You may wonder why am I actually caring about answering to this question, but as my experience showed me, as well as some other polyglots’ , this is really important to understand how we* act, what are languages to us and how to really understand us.
At the beginning, I need to underscore the fact that saying “a polyglot” I mean only those people for who languages are simply an enormous passion, excluding the ones who just had to learn some languages or for any other reason don’t really like to learn languages, but still they speak several (which doesn’t really add up, but everything is possible…). So here we go!
Lately, we’ve been talking with my friend, Josip, how much it gets on our nerves when everyone around us, except for the polyglots, seems to not really get the point of our passion. I’ve been asked so far too many questions to which the answers were so evident (to me) – hence I decided to leave here pretty full explanation on that.
First of all, if you, reading this right now, don’t really feel passionate about languages, you should remember that you will never be able to completely understand us. There’s nothing wrong about it, because every person has the right to do what he/she likes to do. The same rule applies to any passion. Turning it back, I may neither understand your passion. It’s absolutely O.K. unless you judge someone because of what his passion is (which is stupid and I believe there are not many of you doing so).
Now, let’s discuss one example taken from my life. Once, when I discovered the real (I mean full) name of Bangkok, I wished to try it out and wrote this several times (for those of you who are interested in it: กรุงเทพมหานคร อมรรัตนโกสินทร์ มหินทรายุธยามหาดิลก ภพนพรัตน์ ราชธานีบุรีรมย์ อุดมราชนิเวศน์ มหาสถาน อมรพิมาน อวตารสถิต สักกะทัตติยะ วิษณุกรรมประสิทธิ์ [isn’t this alphabet charming?]). What was my statement? “I’m gonna learn how to write the full name of Bangkok!”. I remember their reaction being like: “You’re learning Thai? Kuba, you should stop learning so many languages, you can’t have too many irons in the fire”. WHY, people? Why, why, why? Those two actions don’t even sound similar… but anyways! Here is what I would like to say as the first important fact: every polyglot has his own system, way of learning, favourite languages and also some unique habits. Many of use start to learn a language and after two months stops, leaving it, sometimes forever. It happens. It’s natural. Especially when you’re a linguist – then even better, you should have a wide knowledge about some languages, not only be able to speak them. So why don’t you, please, leave us the decision what to learn and for how long? Let’s say I’m starting 10 languages today, shit, let it be, the worst thing I can do is to leave them all after half an hour and go to sleep. The world won’t suffer, no worries about that. So as the answer to the qustion: take it easy, let us learn what we want and we’ll all be happy as a lark.

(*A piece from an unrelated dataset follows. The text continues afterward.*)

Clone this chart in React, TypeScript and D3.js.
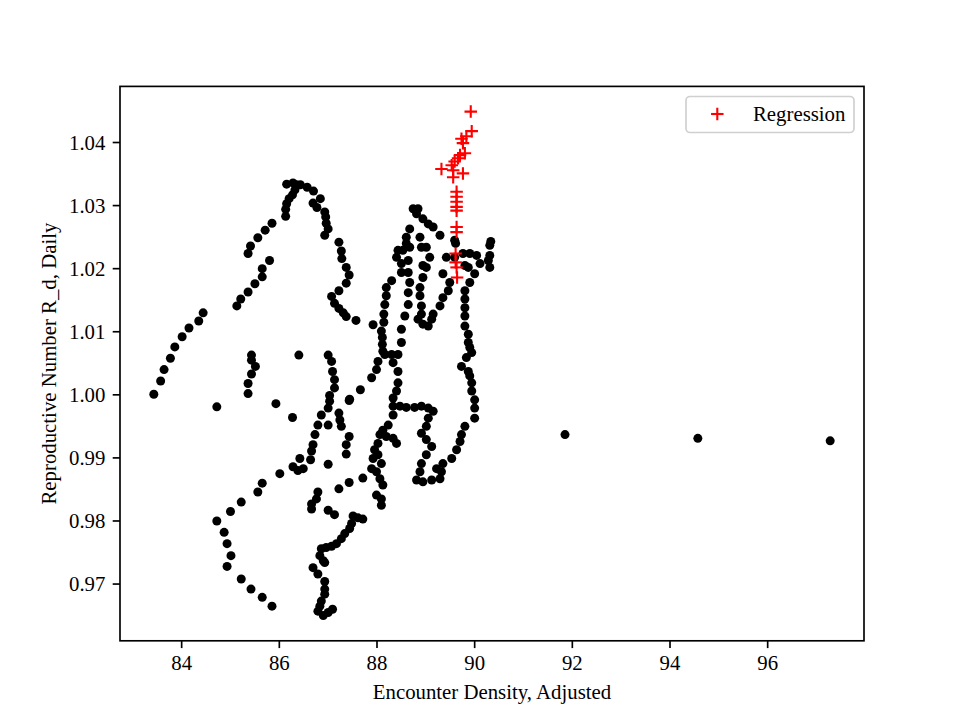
import React from 'react';
import * as d3 from 'd3';

// Black scatter: Encounter Density, Adjusted (x) vs Reproductive Number R_d, Daily (y)
const densityX = [
  83.43, 83.57, 83.64, 83.77, 83.86, 84.01, 84.15, 84.35, 84.44,
  85.13, 85.21, 85.36, 85.5, 85.65, 85.65, 85.8,
  85.36, 85.41, 85.56, 85.71, 85.85, 86.13, 86.13, 86.15, 86.2, 86.27, 86.32, 86.35, 86.28, 86.15, 86.43, 86.57, 86.7, 86.84, 86.69, 86.77, 86.93, 86.95, 86.96, 87.0, 86.93,
  87.22, 87.27, 87.28, 87.37, 87.43, 87.37, 87.22, 87.07, 87.13, 87.22, 87.31, 87.37, 87.57, 87.92,
  88.67, 88.6, 88.6, 88.53, 88.43, 88.4, 88.5, 88.5, 88.67, 88.64, 88.64, 88.67, 88.64, 88.64, 88.57, 88.5, 88.5,
  88.3, 88.19, 88.19, 88.16, 88.14, 88.14, 88.09, 88.11, 88.11, 88.12, 88.16, 88.3, 88.43, 88.02, 87.99, 87.89, 87.66, 87.44,
  88.33, 88.43, 88.43, 88.4, 88.33, 88.33, 88.33, 88.23, 88.12, 88.06, 88.19, 88.33, 88.4, 88.02, 87.95, 88.02, 87.92, 88.09, 87.89, 87.99, 88.06, 88.12, 87.71, 87.99, 88.09, 88.09,
  88.47, 88.6, 88.77, 88.91, 89.05, 89.15, 89.05, 89.01, 88.91, 89.01, 89.12, 89.01, 88.91, 88.88, 88.81, 88.94, 89.12, 89.29, 89.32, 89.22, 89.35, 89.53, 89.63, 89.7, 89.73, 89.8,
  90.0, 90.0, 90.0, 89.94, 89.94, 89.9, 89.87, 89.73, 89.83, 89.94, 89.9, 89.87, 89.87, 89.8, 89.8, 89.8, 89.8, 89.8, 89.9, 90.0, 89.87, 89.8, 90.11, 90.04, 89.9, 89.76, 90.31, 90.31, 90.31, 90.28, 90.33,
  88.74, 88.84, 88.81, 88.94, 89.05, 89.15, 89.29, 88.88, 88.91, 89.01, 89.08, 88.94, 89.01, 88.94, 88.88, 88.88, 88.91, 88.91, 88.84, 88.94, 89.05, 89.12, 89.15, 89.29, 89.35, 89.46, 89.42, 89.35, 89.49, 89.59, 89.61, 89.59,
  85.43, 85.43, 85.51, 85.43, 85.36, 85.36, 84.72, 85.93, 86.27, 86.4,
  87.0, 87.07, 87.09, 87.13, 87.13, 87.03, 87.03, 87.0, 86.86, 87.22, 87.24, 86.79, 87.0, 87.27, 86.73, 87.43, 86.69, 87.37, 86.66, 87.37, 86.64, 87.0, 86.42, 86.28, 86.38, 86.49, 86.01, 87.43,
  87.43, 87.22, 86.79, 86.76, 86.66, 86.66, 87.0, 87.13, 87.51, 87.61, 87.71, 87.48, 87.44, 87.34, 87.27, 87.17, 87.07, 86.96, 86.86, 86.83, 86.9, 86.93, 86.69, 86.79, 86.93, 86.93, 86.93, 86.86, 86.83, 86.79, 86.9, 87.0, 87.09,
  85.65, 85.56, 85.22, 85.0, 84.72, 84.87, 84.93, 85.01, 84.93, 85.22, 85.42, 85.65, 85.85,
  91.85, 94.57, 97.28,
];
const rdY = [
  1.0001, 1.0022, 1.004, 1.0058, 1.0076, 1.0092, 1.0106, 1.0117, 1.013,
  1.0141, 1.0152, 1.0163, 1.0176, 1.0187, 1.02, 1.0213,
  1.0224, 1.0236, 1.0249, 1.0261, 1.0272, 1.0283, 1.0294, 1.0303, 1.0311, 1.0317, 1.0325, 1.0333, 1.0336, 1.0334, 1.0333, 1.0329, 1.0323, 1.0311, 1.0304, 1.0297, 1.029, 1.0282, 1.0272, 1.0263, 1.0253,
  1.0242, 1.0228, 1.0216, 1.0202, 1.019, 1.0177, 1.0165, 1.0156, 1.0145, 1.0137, 1.013, 1.0124, 1.0118, 1.0111,
  1.0263, 1.025, 1.024, 1.0229, 1.0229, 1.0218, 1.0208, 1.0194, 1.0234, 1.0213, 1.0194, 1.0178, 1.0162, 1.0143, 1.0125, 1.0104, 1.0083,
  1.0181, 1.017, 1.0157, 1.0143, 1.0128, 1.0115, 1.0101, 1.0091, 1.008, 1.0069, 1.0064, 1.0064, 1.0064, 1.0053, 1.004, 1.0027, 1.0008, 0.9993,
  1.0051, 1.0037, 1.0019, 1.0006, 0.9995, 0.9982, 0.9968, 0.9952, 0.9944, 0.9937, 0.9934, 0.9931, 0.9923, 0.9923, 0.9913, 0.9905, 0.9899, 0.9891, 0.9883, 0.9878, 0.9867, 0.9857, 0.9868, 0.9841, 0.9835, 0.9825,
  0.9982, 0.998, 0.998, 0.9982, 0.9979, 0.9974, 0.9963, 0.995, 0.9939, 0.9929, 0.9918, 0.9905, 0.9891, 0.9878, 0.9865, 0.9862, 0.9865, 0.9867, 0.9878, 0.9883, 0.9891, 0.9899, 0.9913, 0.9926, 0.9937, 0.995,
  0.9963, 0.9979, 0.9992, 1.0006, 1.0019, 1.003, 1.0037, 1.0045, 1.0059, 1.0067, 1.0075, 1.0083, 1.0096, 1.0109, 1.0125, 1.0138, 1.0152, 1.0165, 1.0178, 1.0192, 1.0202, 1.0205, 1.0208, 1.0221, 1.0224, 1.0224, 1.0237, 1.0221, 1.0202, 1.0213, 1.0243,
  1.0295, 1.0295, 1.0287, 1.0279, 1.0271, 1.0266, 1.0253, 1.025, 1.0234, 1.0234, 1.0218, 1.0205, 1.0202, 1.0186, 1.017, 1.0157, 1.0141, 1.0128, 1.012, 1.0112, 1.0109, 1.012, 1.0128, 1.0141, 1.0154, 1.0165, 1.0218, 1.0192, 1.0178, 1.0245, 1.024, 1.0218,
  1.0063, 1.0055, 1.0045, 1.0033, 1.0018, 1.0002, 0.9981, 0.9986, 0.9964, 1.0063,
  1.0063, 1.0053, 1.0037, 1.0024, 1.0011, 0.9999, 0.999, 0.9979, 0.9968, 0.9971, 0.996, 0.9952, 0.9952, 0.995, 0.9937, 0.9934, 0.9921, 0.9921, 0.9911, 0.9906, 0.9897, 0.989, 0.9899, 0.9886, 0.988, 0.9883, 0.9875, 0.9991,
  0.9861, 0.9851, 0.9846, 0.9835, 0.9827, 0.9819, 0.9817, 0.981, 0.9808, 0.9805, 0.9803, 0.9796, 0.9788, 0.978, 0.9772, 0.9764, 0.976, 0.9758, 0.9756, 0.9745, 0.9737, 0.9734, 0.9726, 0.9716, 0.9704, 0.9692, 0.9684, 0.9673, 0.9665, 0.9657, 0.965, 0.9655, 0.966,
  0.986, 0.9846, 0.983, 0.9815, 0.98, 0.9782, 0.9764, 0.9745, 0.9728, 0.9708, 0.9692, 0.9679, 0.9665,
  0.9937, 0.9931, 0.9927,
];

// Red "+" series: Regression
const regressionX = [
  89.92, 89.94, 89.83, 89.73, 89.76, 89.8, 89.7, 89.66, 89.59, 89.53, 89.32, 89.56, 89.76, 89.56,
  89.63, 89.63, 89.63, 89.63, 89.63, 89.63, 89.63, 89.61, 89.61, 89.63, 89.64,
];
const regressionY = [
  1.0449, 1.0418, 1.041, 1.0406, 1.0399, 1.0383, 1.038, 1.0375, 1.037, 1.0364, 1.0358, 1.0356, 1.0351, 1.0345,
  1.0322, 1.0314, 1.0306, 1.0298, 1.0292, 1.0266, 1.0258, 1.0224, 1.021, 1.0202, 1.0186,
];

const xTicks = [84, 86, 88, 90, 92, 94, 96];
const yTicks = [0.97, 0.98, 0.99, 1.0, 1.01, 1.02, 1.03, 1.04];
const xLabel = 'Encounter Density, Adjusted';
const yLabel = 'Reproductive Number R_d, Daily';
const legendLabel = 'Regression';

const L = 120, R = 864, T = 86.4, B = 640.8;
const FONT = '"Liberation Serif", "Times New Roman", Times, serif';
const FS = 20.8;

export default function App() {
  const allX = [...densityX, ...regressionX];
  const allY = [...rdY, ...regressionY];
  const [xa, xb] = d3.extent(allX) as [number, number];
  const [ya, yb] = d3.extent(allY) as [number, number];
  const mx = (xb - xa) * 0.05;
  const my = (yb - ya) * 0.05;
  const xs = d3.scaleLinear().domain([xa - mx, xb + mx]).range([L, R]);
  const ys = d3.scaleLinear().domain([ya - my, yb + my]).range([B, T]);
  const tickLen = 7.3;
  const plus = 6.25;

  return (
    <svg width={960} height={720} style={{ position: 'absolute', left: 0, top: 0, background: '#fff' }} fontFamily={FONT}>
      <rect x={0} y={0} width={960} height={720} fill="#fff" />
      <defs>
        <clipPath id="plotclip">
          <rect x={L} y={T} width={R - L} height={B - T} />
        </clipPath>
      </defs>
      <g clipPath="url(#plotclip)">
        {densityX.map((d, i) => (
          <circle key={'p' + i} cx={xs(d)} cy={ys(rdY[i])} r={4.5} fill="#000" />
        ))}
        {regressionX.map((d, i) => {
          const cx = xs(d), cy = ys(regressionY[i]);
          return (
            <g key={'r' + i} stroke="#ff0000" strokeWidth={2.1}>
              <line x1={cx - plus} x2={cx + plus} y1={cy} y2={cy} />
              <line x1={cx} x2={cx} y1={cy - plus} y2={cy + plus} />
            </g>
          );
        })}
      </g>
      <rect x={L} y={T} width={R - L} height={B - T} fill="none" stroke="#000" strokeWidth={1.67} />
      {xTicks.map((t) => (
        <g key={'xt' + t}>
          <line x1={xs(t)} x2={xs(t)} y1={B} y2={B + tickLen} stroke="#000" strokeWidth={1.67} />
          <text x={xs(t)} y={670} fontSize={FS} textAnchor="middle" fill="#000">{d3.format('d')(t)}</text>
        </g>
      ))}
      {yTicks.map((t) => (
        <g key={'yt' + t}>
          <line x1={L - tickLen} x2={L} y1={ys(t)} y2={ys(t)} stroke="#000" strokeWidth={1.67} />
          <text x={105.4} y={ys(t) + 7} fontSize={FS} textAnchor="end" fill="#000">{d3.format('.2f')(t)}</text>
        </g>
      ))}
      <text x={(L + R) / 2} y={699} fontSize={FS} textAnchor="middle" fill="#000">{xLabel}</text>
      <text transform={`translate(56, ${(T + B) / 2}) rotate(-90)`} fontSize={FS} textAnchor="middle" fill="#000">{yLabel}</text>
      <g>
        <rect x={686} y={96.5} width={168} height={36} rx={4} ry={4} fill="#fff" fillOpacity={0.8} stroke="#d0d0d0" strokeWidth={1.7} />
        <g stroke="#ff0000" strokeWidth={2.1}>
          <line x1={717.3 - plus} x2={717.3 + plus} y1={114} y2={114} />
          <line x1={717.3} x2={717.3} y1={114 - plus} y2={114 + plus} />
        </g>
        <text x={753} y={120.5} fontSize={FS} fill="#000">{legendLabel}</text>
      </g>
    </svg>
  );
}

Probably, some of you think that if I pay attention to a language in any sense, be it studying a little bit the alphabet or learning a piece of phrases, then it means I’m actually learning this language. NOPE. Mistake. I might do this only for comparision to something also, or simply by curiosity. Deal with it. Having interested in a language doesn’t mean learning it.
The good news is that I’ve noticed, after some time spent with me talking about languages, people tend to adapt to my “crazyness” and after they don’t really care wether I learn 2 or 150 languages. This makes me really happy!
Hopefully, it helped you out to understand what’s going on within a polyglot’s brain. Or, if you experienced similar situations like mine with Thai, chances are this will at least partly explain how we work.
*I don’t like to call myself a polyglot right now, but to simplify, let’s assume I am also one.
PS My intention wasn’t to sound like a frustrated guy grumbling about “all those bad people who can’t understand me!”. No. Simply, I prefer to say something point-blank. But if you felt offended by any part of this article, I am really sorry for that.